PEDPA also stressed the need for e-hailing companies to improve their welfare package. According to them, over 15 drivers had lost their lives, some permanently disabled, and others kidnapped and killed by robbers. They lamented that these e-hailing companies do not compensate the victims and their families.

This action by the PEDPA is not the first of its kind in Africa. In February 2021, a group of human rights lawyers filed a class-action lawsuit against Uber South Africa. The suit supported Uber’s thousands of local drivers who needed compensation for unpaid overtime and holiday pay. E-hailing drivers in Kenya are also threatening to embark on strike due to similar issues.

In my conversation with a driver who operates on both platforms, he lamented that he spends more than he’s making on the platforms. “These platforms are my source of livelihood, but these days, I seem to spend more than I am getting. By the time I fuel and service my car, and Uber or Bolt take their commission, I am left with nothing from the day’s work.

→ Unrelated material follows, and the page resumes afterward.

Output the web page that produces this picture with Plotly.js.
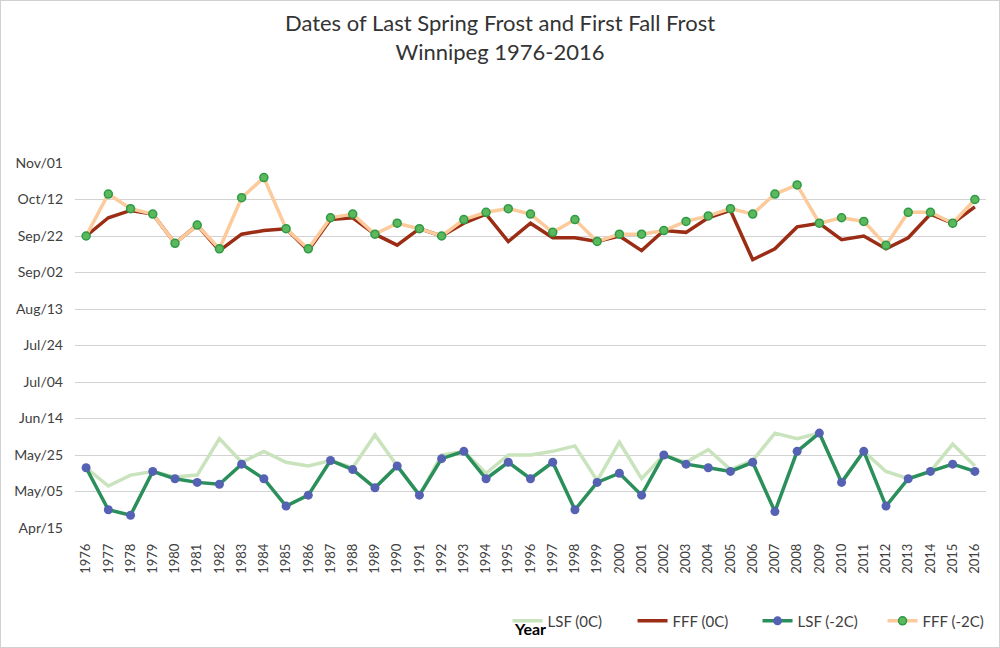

The most painful part is that I still have to remit ₦30,000 weekly to the car owner. How then do I meet my needs if all I make from work goes back into work? Uber and Bolt should please consider our plea and review the prices upward because it will go a long way in helping our cause.”

An ex-driver I also spoke with said, “This is part of the reason why I left that job. I can’t fuel and service my car, toil through traffic for a whole day, to have these platforms leave me with nothing. It’s cheating, to be honest. The most annoying part is that they block you at the littlest complaint without hearing your side of the story. They need to fix up.”

The strike as expected, negatively affected riders, and they took to social media to lament.

These ride-hailing companies seems stuck as whatever decision they take might hunt them. Reducing their commission will affect them as well as increasing their prices. The latter will spark an outcry and possibly a boycott by users. They might have to deliberate with PEDPA and proffer a solution that will favor them, the riders, and the drivers.